Needless to say, filming a coach hanging over the edge of an alpine ravine wasn’t without its headaches. Indeed, both the coach and the picture might have gone up in smoke had it not been for the bravery of special effects man Ken Norris: “I’d just finished balancing the coach in the right position when the helicopter swept over.
The downdraught lifted the coach off the ground so I had to grab hold of the bumper. The whole thing was just about to lift me off my feet when the first assistant director stepped in and together we were able to hold it down until the chopper disappeared!”

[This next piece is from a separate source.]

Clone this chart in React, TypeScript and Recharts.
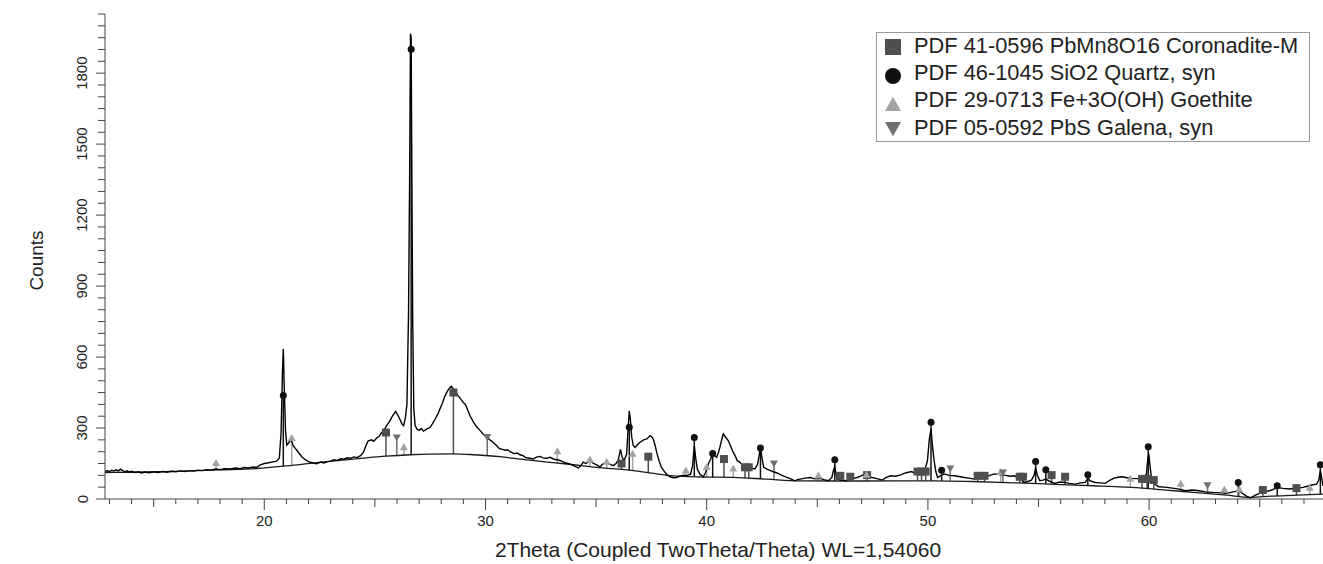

As for what Wrestler came up with by way of a conclusion, it’s impossible to imagine the film ending any other way. As the man himself puts it, “Something people thought was going to be a rubbishy ending worked very well and did the film proud.”
Turn As The Host City
With a script that called for elaborate chase sequences, traffic jams and general chaos, producer Michael Deeley originally assumed that he would have to shoot the majority of the Turin-set Italian Job using back projection and soundstages.
“But then a dear friend of mine put a call through to Gianni Agnelli who was the head of Fiat at the time. And since the business of Fiat is the business of Turin, and since the police respected Mr Agnelli, we were allowed to shoot where we wanted!”
The assistance of the police force was particularly important when it came to bringing the city to a standstill. Recalls Philip Wrestler, “We were allowed to park cars at crossing points and they were sufficient to stop the traffic and bring the Italians to boiling point. You could hear the horns honking miles away. It was a good thing we had the police on our side and that they didn’t see the camera or I think they might have lynched us!”
Agnelli’s generosity was also warmly appreciated by Michael Caine. “Despite the fact that our Minis were in direct competi6tion with his Fiats, he let us film a chase on the test track on top of the Fiat Factory.” In return for his kindness, the production actually discussed replacing the Minis with Fiats. But no matter BMC’s indifference, The Italian Job simply wouldn’t work with another vehicle, just as Steve McQueen’s motorcycle stunts in The Great Escape would’ve been less impressive had they been completed on a moped."
Happy to let the production race their cars through piazzas and plazas, the only thing Gianni Agnelli couldn’t provide was a sewer. And so for just one sequence the entire film had to relocate.. to sunny Coventry!